Various examples are reported of chromogenic materials composed of a functional dye covalently linked to the polymer chains or physically dispersed in the continuous macromolecular matrix, the latter appears to be a more sustainable route for the industrial scale-up of these materials. In this study, a mechanochromic elastomer was prepared by physically dispersing dye materials into a rubber matrix by solution mixing technique. The employed rubber is natural rubber (NR). The NR was chosen because of its ability of strain-induced crystallization. Perylene diimide I is selected after considering its aggregachromic nature and affinity with rubber matrix. The optimum composition of dye in rubber composites was determined based on the mechanochromic performance characterized with ultraviolet/visible (UV/Vis) spectrometer, X-ray diffraction (XRD) and spectrofluorometer (FL). The UV/Vis spectrometer and FL monitor the optical responses, such as absorbance and emission property, under tensile deformation due to the breakage of dye aggregates.
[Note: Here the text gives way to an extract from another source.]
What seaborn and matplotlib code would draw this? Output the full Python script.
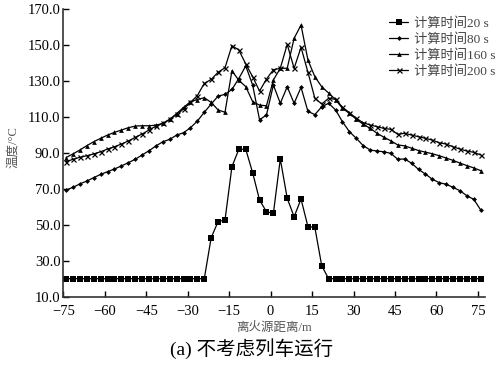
import numpy as np
import pandas as pd
import matplotlib
matplotlib.use("Agg")
import matplotlib.pyplot as plt
import seaborn as sns

# distance from fire source (m)
distance = [-74.0, -71.5, -69.0, -66.5, -64.0, -61.5, -59.0, -56.5, -54.0, -51.5,
            -49.0, -46.5, -44.0, -41.5, -39.0, -36.5, -34.0, -31.5, -29.0, -26.5,
            -24.0, -21.5, -19.0, -16.5, -14.0, -11.5, -9.0, -6.5, -4.0, -1.5,
            1.0, 3.5, 6.0, 8.5, 11.0, 13.5, 16.0, 18.5, 21.0, 23.5,
            26.0, 28.5, 31.0, 33.5, 36.0, 38.5, 41.0, 43.5, 46.0, 48.5,
            51.0, 53.5, 56.0, 58.5, 61.0, 63.5, 66.0, 68.5, 71.0, 73.5, 76.0]

t20 = [20, 20, 20, 20, 20, 20, 20, 20, 20, 20,
       20, 20, 20, 20, 20, 20, 20, 20, 20, 20,
       20, 42.9, 51.8, 52.7, 82.4, 92.1, 92.1, 79.0, 63.8, 57.3,
       56.4, 86.7, 64.8, 54.5, 64.4, 49.0, 48.6, 27.1, 20, 20,
       20, 20, 20, 20, 20, 20, 20, 20, 20, 20,
       20, 20, 20, 20, 20, 20, 20, 20, 20, 20, 20]

t80 = [69.4, 70.9, 72.8, 74.4, 76.3, 78.1, 79.6, 81.1, 82.8, 84.6,
       86.5, 88.9, 91.3, 93.9, 96.3, 97.6, 100.0, 101.3, 104.1, 107.8,
       112.7, 117.3, 121.7, 122.7, 125.4, 131.5, 138.5, 127.9, 108.5, 111.2,
       127.9, 117.7, 126.9, 117.7, 126.6, 113.2, 111.4, 115.8, 117.7, 114.0,
       107.4, 101.9, 98.2, 94.1, 91.7, 91.1, 90.7, 89.8, 86.5, 86.7,
       84.3, 80.9, 78.3, 75.4, 73.5, 72.6, 70.9, 69.0, 66.2, 64.2, 58.3]

t160 = [87.5, 89.5, 91.7, 94.1, 96.3, 98.2, 100.0, 101.5, 102.8, 104.1,
        105.0, 105.2, 105.2, 105.5, 106.5, 108.7, 112.0, 115.4, 118.6, 119.8,
        120.8, 118.2, 114.0, 112.7, 135.8, 130.5, 127.0, 118.6, 116.7, 116.3,
        130.7, 137.2, 137.2, 153.9, 161.3, 141.8, 132.5, 126.9, 123.4, 119.7,
        114.9, 112.1, 108.8, 106.0, 103.8, 101.0, 98.8, 96.8, 94.5, 94.0,
        92.7, 91.4, 90.5, 89.6, 88.5, 87.2, 85.9, 84.4, 83.0, 81.7, 80.2]

t200 = [85.2, 86.5, 87.6, 88.5, 89.5, 90.7, 92.2, 93.5, 95.0, 96.7,
        98.7, 100.6, 102.8, 105.0, 106.5, 108.8, 111.5, 114.5, 118.2, 122.0,
        128.8, 131.0, 135.0, 137.5, 149.8, 147.4, 139.6, 132.5, 124.5, 131.2,
        136.4, 137.2, 150.5, 137.2, 148.9, 135.0, 120.5, 117.3, 120.5, 119.9,
        115.5, 112.5, 109.3, 106.9, 105.6, 104.7, 103.7, 103.2, 100.4, 101.0,
        100.0, 99.1, 98.2, 97.2, 95.7, 95.0, 93.5, 92.2, 91.1, 90.4, 88.9]

series_labels = ["计算时间20 s", "计算时间80 s", "计算时间160 s", "计算时间200 s"]
x_ticks = [-75, -60, -45, -30, -15, 0, 15, 30, 45, 60, 75]
y_ticks = [10, 30, 50, 70, 90, 110, 130, 150, 170]
x_label = "离火源距离/m"
y_label = "温度/°C"
caption = "(a) 不考虑列车运行"

sns.set_theme(style="white")
plt.rcParams["font.family"] = ["Liberation Serif", "Noto Sans CJK SC", "DejaVu Sans"]
plt.rcParams["axes.unicode_minus"] = True

fig = plt.figure(figsize=(5.04, 3.76), dpi=100)
ax = fig.add_axes([0.1256, 0.211, 0.8364, 0.764])

styles = [
    dict(marker="s", markersize=4.0, markeredgewidth=0.0),
    dict(marker="D", markersize=2.5, markeredgewidth=0.0),
    dict(marker="^", markersize=3.4, markeredgewidth=0.0),
    dict(marker="x", markersize=3.6, markeredgewidth=0.9),
]
for vals, lab, st in zip([t20, t80, t160, t200], series_labels, styles):
    df = pd.DataFrame({"x": distance, "y": vals})
    sns.lineplot(data=df, x="x", y="y", ax=ax, color="black", linewidth=0.9,
                 label=lab, markeredgecolor="black", markerfacecolor="black", **st)

ax.set_xlim(-75, 77.5)
ax.set_ylim(10, 170)
ax.set_xticks(x_ticks)
ax.set_yticks(y_ticks)
ax.set_yticklabels([f"{v:.1f}" for v in y_ticks])
ax.tick_params(axis="both", direction="in", length=4, width=1.0, labelsize=10.5,
               colors="black", left=True, bottom=True)
ax.tick_params(axis="x", pad=6)
ax.tick_params(axis="y", pad=2)
for s in ["top", "right"]:
    ax.spines[s].set_visible(False)
for s in ["left", "bottom"]:
    ax.spines[s].set_color("#333333")
    ax.spines[s].set_linewidth(1.2)

ax.set_xlabel(x_label, fontsize=9, color="#555555", labelpad=3,
              family=["Liberation Serif", "Noto Sans CJK SC"])
ax.set_ylabel(y_label, fontsize=9, color="#555555",
              family=["Liberation Serif", "Noto Sans CJK SC"])
ax.yaxis.set_label_coords(-0.105, 0.52)

leg = ax.legend(loc="upper right", bbox_to_anchor=(1.045, 1.0), frameon=False,
                fontsize=9.5, handlelength=1.4, handletextpad=0.5,
                labelspacing=0.25, borderaxespad=0.2)
for t in leg.get_texts():
    t.set_color("#444444")

fig.text(0.5, 0.073, caption, ha="center", va="center", fontsize=14,
         color="black", family=["Liberation Serif", "Noto Sans CJK SC"])

fig.savefig("out.png", dpi=100)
Spectroscopic analysis with polarization monitors the breakage of dye aggregates and anisotropic property of the sample. The XRD monitors the change in size of dye aggregates. With polarization filtering, the breakage of dye aggregates are clearly observed and anisotropic property of the sample is also confirmed. The XRD results indicate that dye aggregates were broken during stretching because the shear force is applied to dye aggregates.